C'est vrai que la crise du militantisme s'explique de bien des manières. La diversification des lieux d'implication, par exemple, tire le nombre de militants politiques vers le bas. La volonté d'agir plus concrètement aussi, qui est manifeste chez les jeunes. La baisse de la ferveur nationaliste participe également à cette démobilisation.

Mais il y a une raison plus accablante que toutes celles-là : l'hypocrisie des partis politiques. Des partis qui se rapprochent de leurs militants lorsqu'ils sont dans l'opposition, mais s'en éloignent une fois au pouvoir.

Le Parti libéral de Justin Trudeau en a fait la preuve éclatante ces dernières semaines. Après avoir juré, lorsqu'il était dans l'opposition, que les investitures seraient désormais ouvertes et transparentes, il a fait l'inverse dans Saint-Laurent (et dans Markham), en privilégiant une candidature parachutée au détriment des autres.

On peut comprendre que le chef veuille se garder quelques circonscriptions sûres pour attirer de grosses pointures, mais ce qu'il y a de choquant dans l'exclusion cavalière d'Alan DeSousa, c'est qu'elle n'a jamais été expliquée parce qu'elle n'est pas assumée.

Le parti fait mine d'ouvrir sa porte, mais il la referme sur les doigts des candidats qui ne font pas son affaire lorsqu'on regarde ailleurs.

Il utilise ainsi la transparence promise pour faire écran aux jeux de coulisses, aux listes de militants tronquées et aux changements de dates qui finissent tout le temps par favoriser... le favori du parti.

Mais voilà ! Il faut être terriblement déconnecté pour laisser l'establishment imposer ses choix en 2017... au moment où l'establishment est montré du doigt.
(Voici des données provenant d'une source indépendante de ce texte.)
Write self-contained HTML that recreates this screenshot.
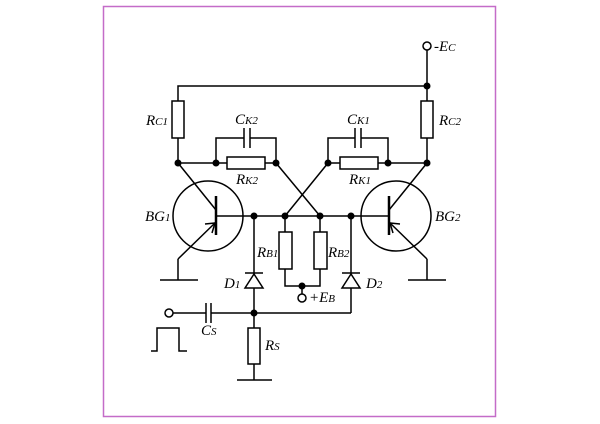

C'est ce qui explique que Saint-Laurent n'a pas adoubé la vedette téléguidée par le parti, mais plutôt l'unique candidate locale, Emmanuella Lambropoulos. Comme l'avaient fait les militants conservateurs dans Mont-Royal en 2015, lorsqu'ils avaient choisi Robert Libman plutôt que Pascale Déry.

Ce qui est étonnant, c'est que cette habitude revient au galop chaque fois qu'on promet de la chasser, peu importe le parti. C'est ce qu'ont confirmé deux rapports internes récents, au PQ et au PLQ, dans lesquels on fait état de l'amertume des militants négligés par les élus.

Les manigances du PLC des derniers jours ne font donc qu'accentuer une déconnexion existante. Déconnexion, d'ailleurs, qui risque de prendre de l'ampleur avec la montée de la jeune génération, dont Emmanuella Lambropoulos et Gabriel Nadeau-Dubois sont les représentants.

Le parachutage de vedettes dans les investitures n'est en effet qu'une vilaine habitude parmi d'autres qui rebutent les jeunes en particulier.

Pensons au mutisme qu'on impose aux militants, alors qu'on n'a cessé de valoriser l'opinion et la prise de parole de la génération Y.

Pensons aux disputes personnelles qui prennent le pas sur les débats d'idées, comme on l'a vu avec l'accueil cinglant que le PLQ a réservé à Gabriel Nadeau-Dubois.

Pensons à la langue de bois que manient les politiciens malgré leur promesse de faire de « la politique autrement ».

Comme si les partis étaient incapables de rompre avec les habitudes d'une autre époque, résignés au vieillissement de leurs membres et à la désaffection des plus jeunes. Comme s'ils ne voyaient pas leur propre responsabilité dans la crise qui décime actuellement leurs rangs.